• **DIRECTIVE**: Starting with the first line of the listing, quote each line exactly until and including the one with "const fills = ['#000000', '#000000', '#ffffff'];", leaving pictures out.

···

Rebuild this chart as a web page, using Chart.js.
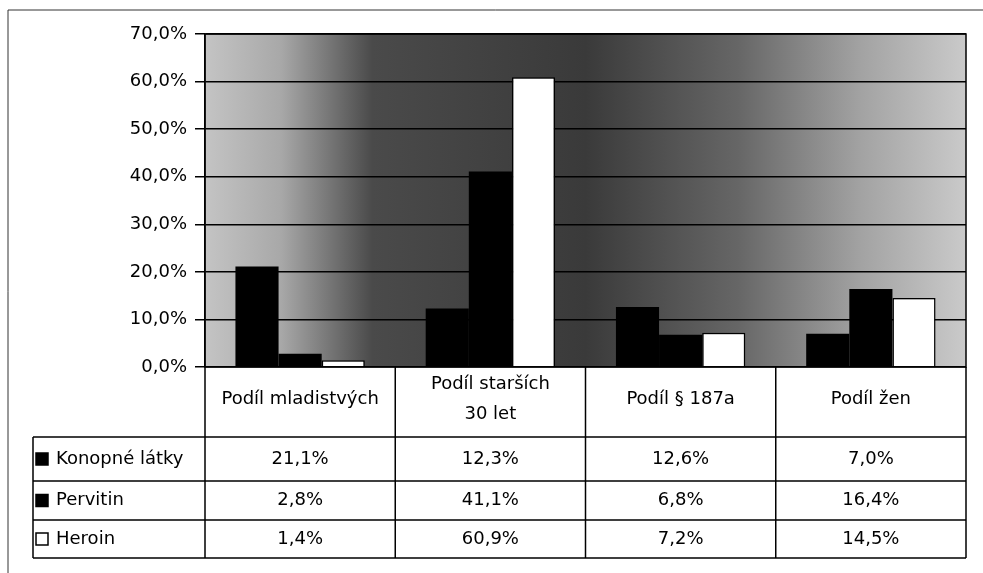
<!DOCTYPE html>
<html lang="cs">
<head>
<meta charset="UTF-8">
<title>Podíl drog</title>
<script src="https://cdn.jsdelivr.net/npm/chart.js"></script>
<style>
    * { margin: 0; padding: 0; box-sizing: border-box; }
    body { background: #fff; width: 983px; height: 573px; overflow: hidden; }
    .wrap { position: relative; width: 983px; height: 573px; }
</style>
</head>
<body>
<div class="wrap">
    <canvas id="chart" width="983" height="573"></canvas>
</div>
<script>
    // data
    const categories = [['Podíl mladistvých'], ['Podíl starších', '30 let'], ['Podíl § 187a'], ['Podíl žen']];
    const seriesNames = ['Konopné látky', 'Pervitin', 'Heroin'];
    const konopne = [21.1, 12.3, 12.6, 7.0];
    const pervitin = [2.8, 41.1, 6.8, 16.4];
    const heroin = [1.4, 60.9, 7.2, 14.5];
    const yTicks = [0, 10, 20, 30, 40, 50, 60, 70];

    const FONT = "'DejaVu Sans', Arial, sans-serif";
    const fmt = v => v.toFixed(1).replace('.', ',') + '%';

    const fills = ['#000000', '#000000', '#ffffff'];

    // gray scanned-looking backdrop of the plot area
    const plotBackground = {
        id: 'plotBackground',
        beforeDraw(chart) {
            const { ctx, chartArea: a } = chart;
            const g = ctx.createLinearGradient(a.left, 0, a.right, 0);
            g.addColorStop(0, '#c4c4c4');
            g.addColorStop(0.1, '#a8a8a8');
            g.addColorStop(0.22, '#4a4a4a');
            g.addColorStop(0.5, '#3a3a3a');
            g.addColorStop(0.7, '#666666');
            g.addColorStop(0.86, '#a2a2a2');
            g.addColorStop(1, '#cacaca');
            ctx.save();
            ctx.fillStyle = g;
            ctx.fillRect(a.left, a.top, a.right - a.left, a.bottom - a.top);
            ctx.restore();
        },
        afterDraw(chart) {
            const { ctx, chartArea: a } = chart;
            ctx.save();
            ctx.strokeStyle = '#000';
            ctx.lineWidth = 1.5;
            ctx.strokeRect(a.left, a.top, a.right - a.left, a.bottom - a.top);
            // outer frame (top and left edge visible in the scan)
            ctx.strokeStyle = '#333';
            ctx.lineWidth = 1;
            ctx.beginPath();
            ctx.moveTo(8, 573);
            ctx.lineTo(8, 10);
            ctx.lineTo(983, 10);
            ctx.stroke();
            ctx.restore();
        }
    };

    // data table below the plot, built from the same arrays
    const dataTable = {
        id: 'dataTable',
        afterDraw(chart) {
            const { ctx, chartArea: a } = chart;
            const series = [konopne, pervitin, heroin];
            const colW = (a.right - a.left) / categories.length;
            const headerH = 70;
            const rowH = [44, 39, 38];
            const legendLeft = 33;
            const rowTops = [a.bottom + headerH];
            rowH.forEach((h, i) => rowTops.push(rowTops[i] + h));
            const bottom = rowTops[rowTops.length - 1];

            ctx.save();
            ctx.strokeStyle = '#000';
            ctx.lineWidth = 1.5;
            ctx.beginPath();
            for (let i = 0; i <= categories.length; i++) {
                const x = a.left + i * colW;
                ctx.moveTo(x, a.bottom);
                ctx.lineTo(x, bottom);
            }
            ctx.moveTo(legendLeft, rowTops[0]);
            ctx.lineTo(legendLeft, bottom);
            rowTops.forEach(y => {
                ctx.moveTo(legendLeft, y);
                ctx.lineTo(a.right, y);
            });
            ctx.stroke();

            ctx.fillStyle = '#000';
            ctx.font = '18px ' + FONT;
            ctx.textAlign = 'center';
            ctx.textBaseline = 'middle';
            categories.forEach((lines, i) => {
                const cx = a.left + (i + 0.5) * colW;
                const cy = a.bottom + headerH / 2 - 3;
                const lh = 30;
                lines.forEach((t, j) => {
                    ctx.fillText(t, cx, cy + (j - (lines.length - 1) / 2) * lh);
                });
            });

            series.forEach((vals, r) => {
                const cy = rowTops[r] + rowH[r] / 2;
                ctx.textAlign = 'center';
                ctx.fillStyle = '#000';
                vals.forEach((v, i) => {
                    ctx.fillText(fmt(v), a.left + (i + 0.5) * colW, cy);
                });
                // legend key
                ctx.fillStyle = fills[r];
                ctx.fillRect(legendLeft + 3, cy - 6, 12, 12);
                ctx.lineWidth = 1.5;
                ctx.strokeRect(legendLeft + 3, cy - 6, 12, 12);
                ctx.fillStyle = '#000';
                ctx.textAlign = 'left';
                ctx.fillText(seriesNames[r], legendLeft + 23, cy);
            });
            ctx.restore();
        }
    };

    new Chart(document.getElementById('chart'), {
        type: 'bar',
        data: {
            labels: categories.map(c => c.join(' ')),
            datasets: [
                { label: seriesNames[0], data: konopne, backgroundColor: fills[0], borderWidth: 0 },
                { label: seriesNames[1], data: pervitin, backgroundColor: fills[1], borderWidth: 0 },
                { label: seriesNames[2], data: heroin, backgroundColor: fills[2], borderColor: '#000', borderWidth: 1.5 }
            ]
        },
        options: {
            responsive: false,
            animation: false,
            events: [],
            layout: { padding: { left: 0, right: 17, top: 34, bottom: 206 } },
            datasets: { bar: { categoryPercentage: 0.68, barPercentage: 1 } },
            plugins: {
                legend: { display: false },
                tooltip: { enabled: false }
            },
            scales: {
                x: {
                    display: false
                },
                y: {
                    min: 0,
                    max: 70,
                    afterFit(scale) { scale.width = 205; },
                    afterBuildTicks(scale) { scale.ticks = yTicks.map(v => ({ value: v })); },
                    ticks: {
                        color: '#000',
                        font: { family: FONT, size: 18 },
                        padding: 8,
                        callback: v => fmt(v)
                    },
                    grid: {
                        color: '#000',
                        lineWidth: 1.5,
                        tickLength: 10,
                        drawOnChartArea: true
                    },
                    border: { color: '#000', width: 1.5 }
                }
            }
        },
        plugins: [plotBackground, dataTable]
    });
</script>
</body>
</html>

···

• **SOLUTION TO THE EXERCISE**:
Rebuild this chart as a web page, using Chart.js.
<!DOCTYPE html>
<html lang="cs">
<head>
<meta charset="UTF-8">
<title>Podíl drog</title>
<script src="https://cdn.jsdelivr.net/npm/chart.js"></script>
<style>
    * { margin: 0; padding: 0; box-sizing: border-box; }
    body { background: #fff; width: 983px; height: 573px; overflow: hidden; }
    .wrap { position: relative; width: 983px; height: 573px; }
</style>
</head>
<body>
<div class="wrap">
    <canvas id="chart" width="983" height="573"></canvas>
</div>
<script>
    // data
    const categories = [['Podíl mladistvých'], ['Podíl starších', '30 let'], ['Podíl § 187a'], ['Podíl žen']];
    const seriesNames = ['Konopné látky', 'Pervitin', 'Heroin'];
    const konopne = [21.1, 12.3, 12.6, 7.0];
    const pervitin = [2.8, 41.1, 6.8, 16.4];
    const heroin = [1.4, 60.9, 7.2, 14.5];
    const yTicks = [0, 10, 20, 30, 40, 50, 60, 70];

    const FONT = "'DejaVu Sans', Arial, sans-serif";
    const fmt = v => v.toFixed(1).replace('.', ',') + '%';

    const fills = ['#000000', '#000000', '#ffffff'];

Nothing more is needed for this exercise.